→ **What you are asked to do**:
Every line below is to be copied exactly, with the pictures left out.

◇ ◇ ◇ ◇

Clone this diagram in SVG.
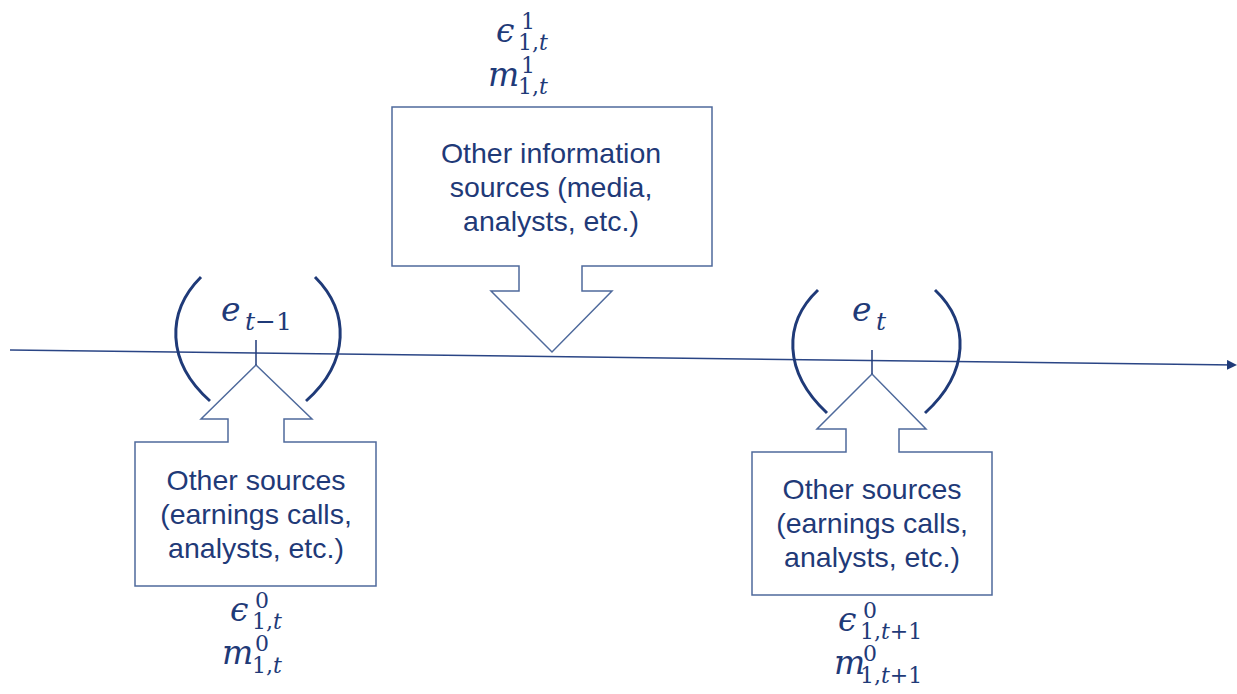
<svg xmlns="http://www.w3.org/2000/svg" width="1237" height="694" viewBox="0 0 1237 694">
<style>
.box{fill:#fff;stroke:#4f6a9c;stroke-width:1.5}
.lbl{font-family:"Liberation Sans",Arial,sans-serif;font-size:28.5px;fill:#1f3a78;text-anchor:middle}
.m{font-family:"DejaVu Serif","Liberation Serif",serif;font-style:italic;fill:#1f3a78;font-size:33px}
.s{font-size:22px}
.up{font-style:normal}
.paren{fill:none;stroke:#1f3a78;stroke-width:3}
.tick{stroke:#1f3a78;stroke-width:1.5}
.axis{stroke:#2a4585;stroke-width:1.5;fill:none}
</style>
<defs>
<marker id="ah" markerWidth="10" markerHeight="10" refX="8" refY="5" orient="auto" markerUnits="userSpaceOnUse">
<path d="M0,0 L10,5 L0,10 Z" fill="#1f3a78"/>
</marker>
</defs>
<g id="connectors">
<line class="axis" x1="10" y1="350" x2="1235" y2="365" marker-end="url(#ah)"/>
</g>
<g id="node-top">
<path class="box" d="M392,107 L712,107 L712,266 L582,266 L582,291 L612,291 L552,352 L491,291 L519,291 L519,266 L392,266 Z"/>
<text class="lbl" x="551" y="163">Other information</text>
<text class="lbl" x="551" y="197">sources (media,</text>
<text class="lbl" x="551" y="231">analysts, etc.)</text>
<text class="m"><tspan x="496" y="42">ϵ</tspan><tspan class="s up" x="521" y="29">1</tspan><tspan class="s up" x="518" y="50">1,</tspan><tspan class="s">t</tspan></text>
<text class="m"><tspan x="488" y="86">m</tspan><tspan class="s up" x="521" y="73">1</tspan><tspan class="s up" x="518" y="94">1,</tspan><tspan class="s">t</tspan></text>
</g>
<g id="node-left">
<path class="box" d="M135,442 L228,442 L228,419 L201,419 L256,365 L312,419 L284,419 L284,442 L376,442 L376,586 L135,586 Z"/>
<line class="tick" x1="256" y1="340" x2="256" y2="365"/>
<path class="paren" d="M201,277 C166,312 166,362 210,401"/>
<path class="paren" d="M315,277 C350,312 350,362 306,401"/>
<text class="m" font-size="37"><tspan x="221" y="321">e</tspan><tspan font-size="25" x="245" y="330">t</tspan><tspan font-size="25" class="up">−1</tspan></text>
<text class="lbl" x="256" y="490">Other sources</text>
<text class="lbl" x="256" y="524">(earnings calls,</text>
<text class="lbl" x="256" y="558">analysts, etc.)</text>
<text class="m"><tspan x="230" y="621">ϵ</tspan><tspan class="s up" x="255" y="608">0</tspan><tspan class="s up" x="252" y="629">1,</tspan><tspan class="s">t</tspan></text>
<text class="m"><tspan x="222" y="664">m</tspan><tspan class="s up" x="255" y="651">0</tspan><tspan class="s up" x="252" y="673">1,</tspan><tspan class="s">t</tspan></text>
</g>
<g id="node-right">
<path class="box" d="M752,452 L846,452 L846,429 L817,429 L872,374 L926,429 L899,429 L899,452 L992,452 L992,595 L752,595 Z"/>
<line class="tick" x1="872" y1="350" x2="872" y2="374"/>
<path class="paren" d="M818,290 C783,323 783,372 827,413"/>
<path class="paren" d="M935,290 C970,323 970,372 925,413"/>
<text class="m" font-size="37"><tspan x="852" y="321">e</tspan><tspan font-size="25" x="876" y="330">t</tspan></text>
<text class="lbl" x="872" y="499">Other sources</text>
<text class="lbl" x="872" y="533">(earnings calls,</text>
<text class="lbl" x="872" y="567">analysts, etc.)</text>
<text class="m"><tspan x="838" y="631">ϵ</tspan><tspan class="s up" x="863" y="618">0</tspan><tspan class="s up" x="860" y="639">1,</tspan><tspan class="s">t</tspan><tspan class="s up">+1</tspan></text>
<text class="m"><tspan x="834" y="674">m</tspan><tspan class="s up" x="863" y="661">0</tspan><tspan class="s up" x="860" y="683">1,</tspan><tspan class="s">t</tspan><tspan class="s up">+1</tspan></text>
</g>
</svg>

◇ ◇ ◇ ◇

→ **The answer**:
Clone this diagram in SVG.
<svg xmlns="http://www.w3.org/2000/svg" width="1237" height="694" viewBox="0 0 1237 694">
<style>
.box{fill:#fff;stroke:#4f6a9c;stroke-width:1.5}
.lbl{font-family:"Liberation Sans",Arial,sans-serif;font-size:28.5px;fill:#1f3a78;text-anchor:middle}
.m{font-family:"DejaVu Serif","Liberation Serif",serif;font-style:italic;fill:#1f3a78;font-size:33px}
.s{font-size:22px}
.up{font-style:normal}
.paren{fill:none;stroke:#1f3a78;stroke-width:3}
.tick{stroke:#1f3a78;stroke-width:1.5}
.axis{stroke:#2a4585;stroke-width:1.5;fill:none}
</style>
<defs>
<marker id="ah" markerWidth="10" markerHeight="10" refX="8" refY="5" orient="auto" markerUnits="userSpaceOnUse">
<path d="M0,0 L10,5 L0,10 Z" fill="#1f3a78"/>
</marker>
</defs>
<g id="connectors">
<line class="axis" x1="10" y1="350" x2="1235" y2="365" marker-end="url(#ah)"/>
</g>
<g id="node-top">
<path class="box" d="M392,107 L712,107 L712,266 L582,266 L582,291 L612,291 L552,352 L491,291 L519,291 L519,266 L392,266 Z"/>
<text class="lbl" x="551" y="163">Other information</text>
<text class="lbl" x="551" y="197">sources (media,</text>
<text class="lbl" x="551" y="231">analysts, etc.)</text>
<text class="m"><tspan x="496" y="42">ϵ</tspan><tspan class="s up" x="521" y="29">1</tspan><tspan class="s up" x="518" y="50">1,</tspan><tspan class="s">t</tspan></text>
<text class="m"><tspan x="488" y="86">m</tspan><tspan class="s up" x="521" y="73">1</tspan><tspan class="s up" x="518" y="94">1,</tspan><tspan class="s">t</tspan></text>
</g>
<g id="node-left">
<path class="box" d="M135,442 L228,442 L228,419 L201,419 L256,365 L312,419 L284,419 L284,442 L376,442 L376,586 L135,586 Z"/>
<line class="tick" x1="256" y1="340" x2="256" y2="365"/>
<path class="paren" d="M201,277 C166,312 166,362 210,401"/>
<path class="paren" d="M315,277 C350,312 350,362 306,401"/>
<text class="m" font-size="37"><tspan x="221" y="321">e</tspan><tspan font-size="25" x="245" y="330">t</tspan><tspan font-size="25" class="up">−1</tspan></text>
<text class="lbl" x="256" y="490">Other sources</text>
<text class="lbl" x="256" y="524">(earnings calls,</text>
<text class="lbl" x="256" y="558">analysts, etc.)</text>
<text class="m"><tspan x="230" y="621">ϵ</tspan><tspan class="s up" x="255" y="608">0</tspan><tspan class="s up" x="252" y="629">1,</tspan><tspan class="s">t</tspan></text>
<text class="m"><tspan x="222" y="664">m</tspan><tspan class="s up" x="255" y="651">0</tspan><tspan class="s up" x="252" y="673">1,</tspan><tspan class="s">t</tspan></text>
</g>
<g id="node-right">
<path class="box" d="M752,452 L846,452 L846,429 L817,429 L872,374 L926,429 L899,429 L899,452 L992,452 L992,595 L752,595 Z"/>
<line class="tick" x1="872" y1="350" x2="872" y2="374"/>
<path class="paren" d="M818,290 C783,323 783,372 827,413"/>
<path class="paren" d="M935,290 C970,323 970,372 925,413"/>
<text class="m" font-size="37"><tspan x="852" y="321">e</tspan><tspan font-size="25" x="876" y="330">t</tspan></text>
<text class="lbl" x="872" y="499">Other sources</text>
<text class="lbl" x="872" y="533">(earnings calls,</text>
<text class="lbl" x="872" y="567">analysts, etc.)</text>
<text class="m"><tspan x="838" y="631">ϵ</tspan><tspan class="s up" x="863" y="618">0</tspan><tspan class="s up" x="860" y="639">1,</tspan><tspan class="s">t</tspan><tspan class="s up">+1</tspan></text>
<text class="m"><tspan x="834" y="674">m</tspan><tspan class="s up" x="863" y="661">0</tspan><tspan class="s up" x="860" y="683">1,</tspan><tspan class="s">t</tspan><tspan class="s up">+1</tspan></text>
</g>
</svg>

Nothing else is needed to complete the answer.